A very good comment from Nollie regarding your garden being 'professionally' planted .
Any company doing this will have (or should have) a modicum of knowledge regarding plant requisites without having to refer to a guide-book . They should know immediately from the 'top of their heads' !
pH requirements , aspect , eventual sizes of plants and even their original habitats on the planet can be of immense help in deciding planting locations . Nearly every garden contains a particular microclimate ; on one side a plant will thrive , whilst the same species will succumb in a different locale .
One point here though ; don't rely on advice from your local garden centre . From personal experience ,most of them are useless anyway !
Have you a reputable local nursery in proximity ?
Personally , I think gardening is a learning curve ; even though there is a vast amount of knowledge and skill on this forum , there are probably no 'experts' in any particular subject. I think everyone has made horrendous errors in the past .
There is always something more to learn .

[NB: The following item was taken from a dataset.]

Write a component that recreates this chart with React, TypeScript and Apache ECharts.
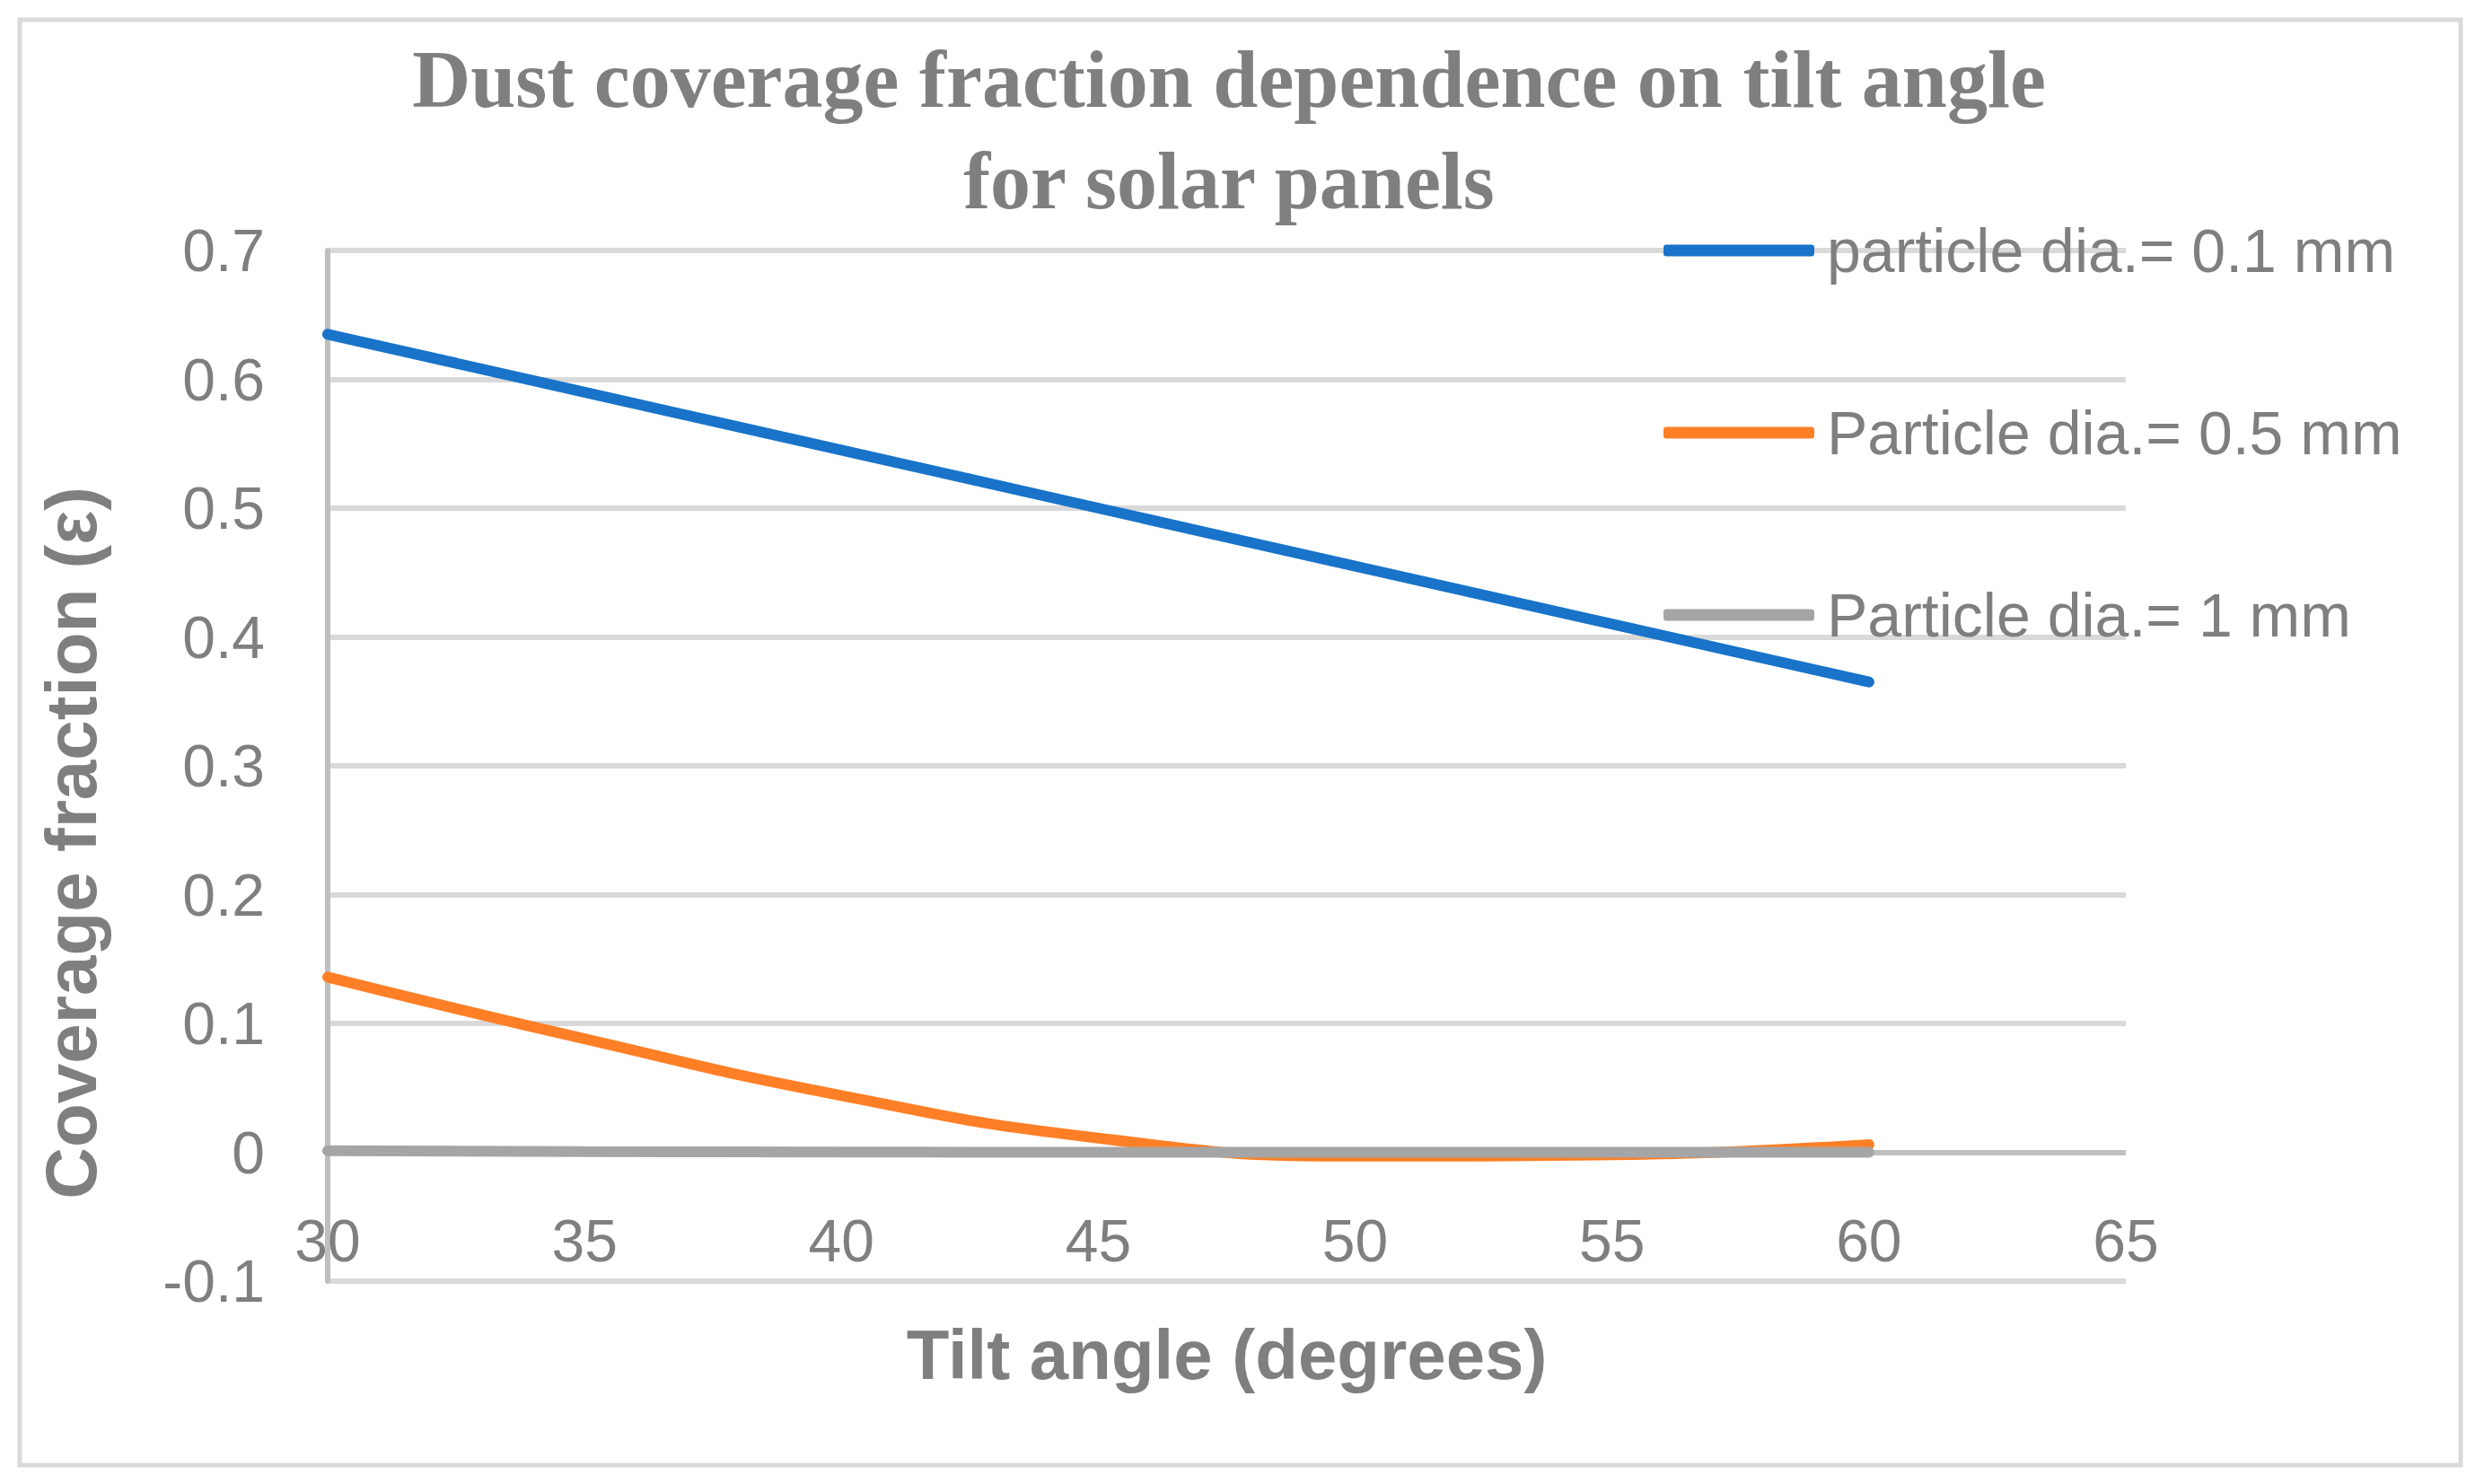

I have been gardening (now in partnership) for over thirty-years ; classing myself as having a fairly good relationship and skill with most plants . Try as I may though , fruit and veg doesn't interest me one iota , so won't be practical to ask for help on that one !
Good luck anyway !
Thanks everyone for your helpful advice. I'm going to start reading up, watching YouTube videos and posting questions on GW.
I also met a dad on the school run who is a keen gardener and is happy to pop round and give me a bit of advice.
Central Norfolk UK
Nothing like an interest in gardening for making friends
and youll have all that money you were going to spend on advice to spend on plants and seeds ... go you have a greenhouse (yet
“I am not lost, for I know where I am. But however, where I am may be lost.”